During (dis)Orientation in August, YAV director, Richard Williams said, “You will go there and your heart will be broken. God will be there to fill it again.” His words particularly spoke to me because he served as a YAV in the Philippines a few years ago. They have rung true on so many occasions, with Christmas Eve as the most recent one. What is life-giving about this year? It is the children. The children I see at school. The children I see at church. The children who sing carols outside of our gate every single night. The children I see when I walk to the market who remember my name months later. The children who timidly tell me good morning as we pass on our way to different schools. The youth I recognize from rice harvesting, from choir practice, from a Christian Youth Fellowship performance.
“For unto us a child is born, unto us a son is given” -Isaiah 9:6a
As I was singing carols next to Ate Dobert, watching the young ones run all over the sanctuary when someone was speaking, fearing the risks of elementary school children dancing with lit candles in their hands, and reading words of the Christmas story with my Filipin@ faith community, my heart grew three sizes larger. My heart was overflowing with peace, hope, love, and joy for where I am in life right now, for those around me, and for this experience of a lifetime. The true meaning of Christmas came through to me, that Jesus came to be Emmanuel, God with us, to show us how to be in right relationship with each other, to bring God’s empire to earth as it is in heaven.

It doesn’t take away the yearning that I have for my family in the US, but it does remind me that there is a season for everything and a time for every matter under heaven. God has a plan and a purpose for this.
“Then I heard the voice of the Lord saying, ‘Whom shall I send, and who will go for us?’ And I said, ‘Here I am; send me!’” -Isaiah 6:8
“And the angel said unto them, ‘Fear not, for behold, I bring you good tidings of great joy, which shall be to all people.’” -Luke 2:10
This Christmas, I pray that you may feel your heart grow three sizes, as you hear the old, old story told once more. I pray that you feel peace, hope, joy, and love in areas of life where you need it the most. I pray that you remember that these good tidings of great joy came for all people, with no exceptions. I pray that you feel the presence of Emmanuel. I pray for you to feel meaning, purpose, and life-giving this holiday season and into the New Year.
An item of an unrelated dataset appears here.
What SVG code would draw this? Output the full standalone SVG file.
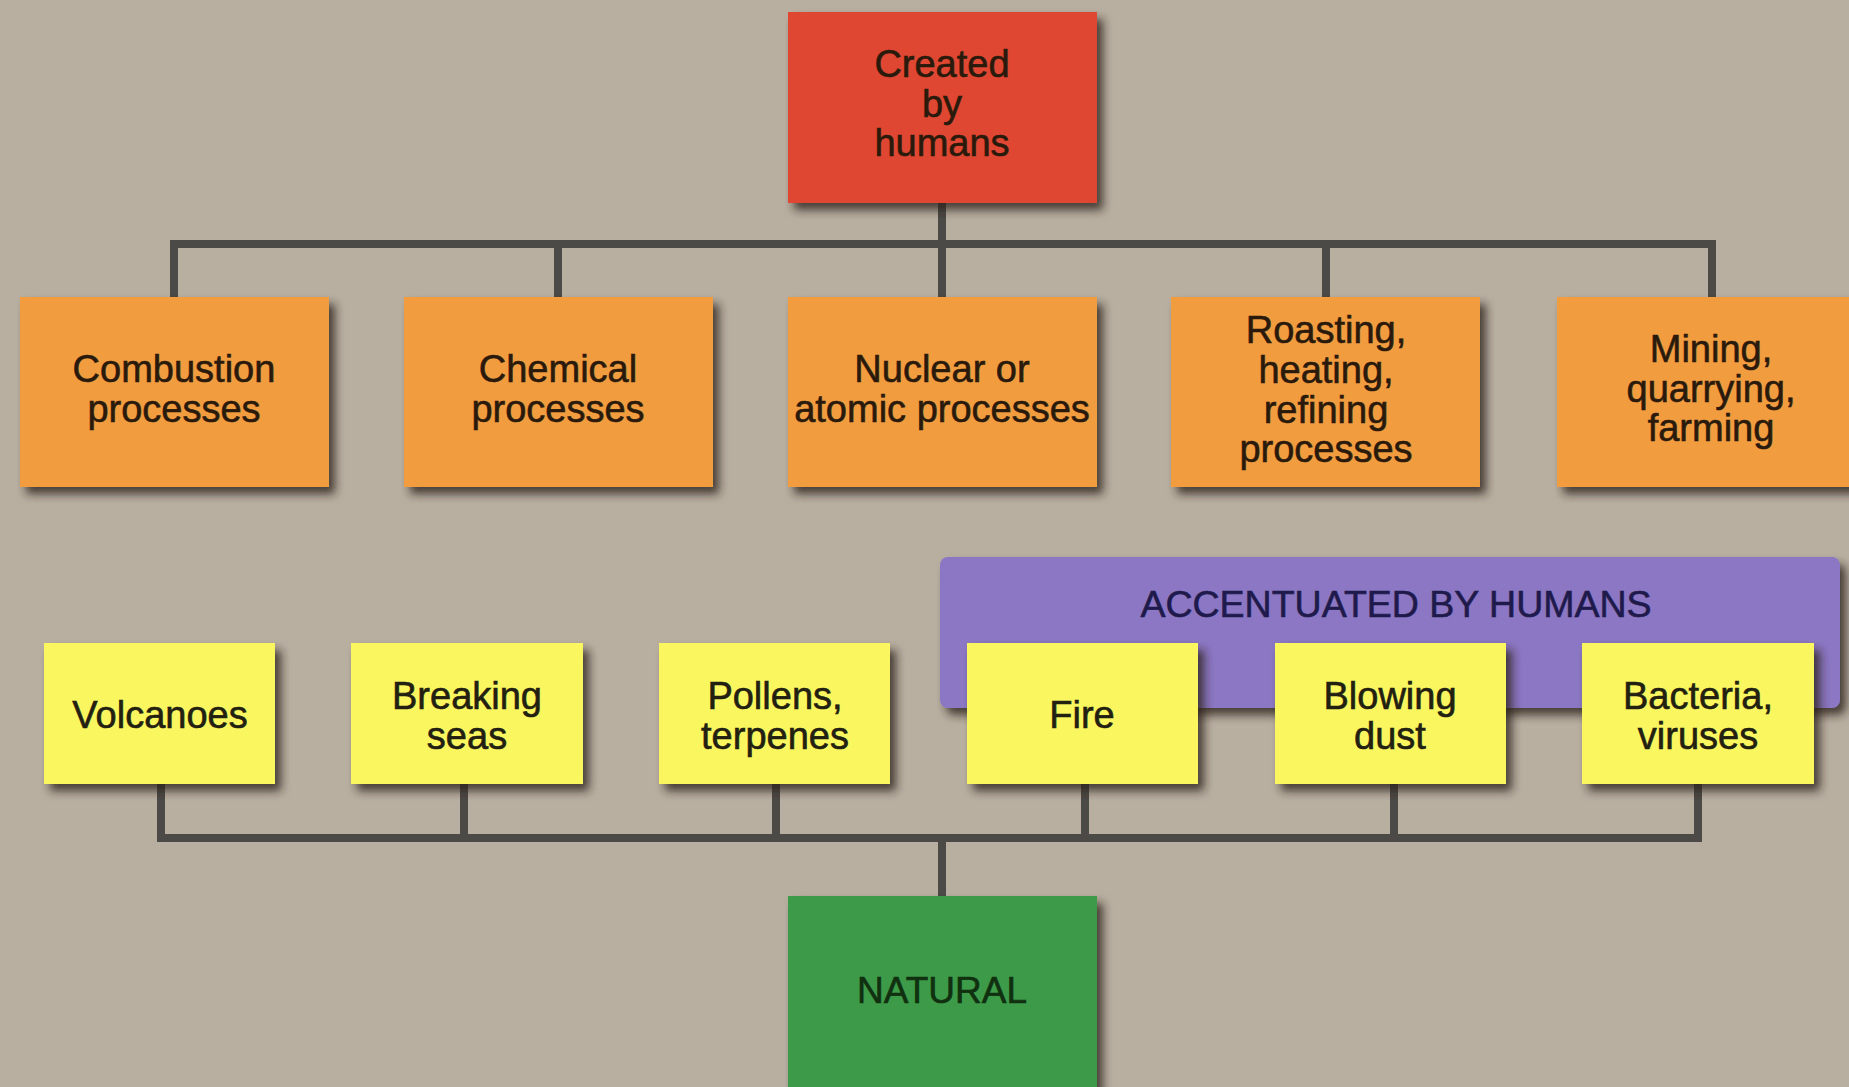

I would be remiss not to include acknowledgement to my wonderful support network who have prayed for, thought about, written to, and donated valuable resources for me to make this year a reality. Thanks to all of you, I have far surpassed my fundraising goal of $4,000 with a total of $8,392.84!! I am beyond grateful to have such a cloud of witnesses behind me and beside me on this journey. As the carolers say, “Thank you, Thank you, Ang babait ninyo!


Merry Christmas!
Maayong Pasko!
Happy Holidays!

Happy New Year!

*Mana is Visaya for older sister. Ate (AH-tey) is Tagalog for older sister. Both are used as titles of respect before the first name or nickname of a person.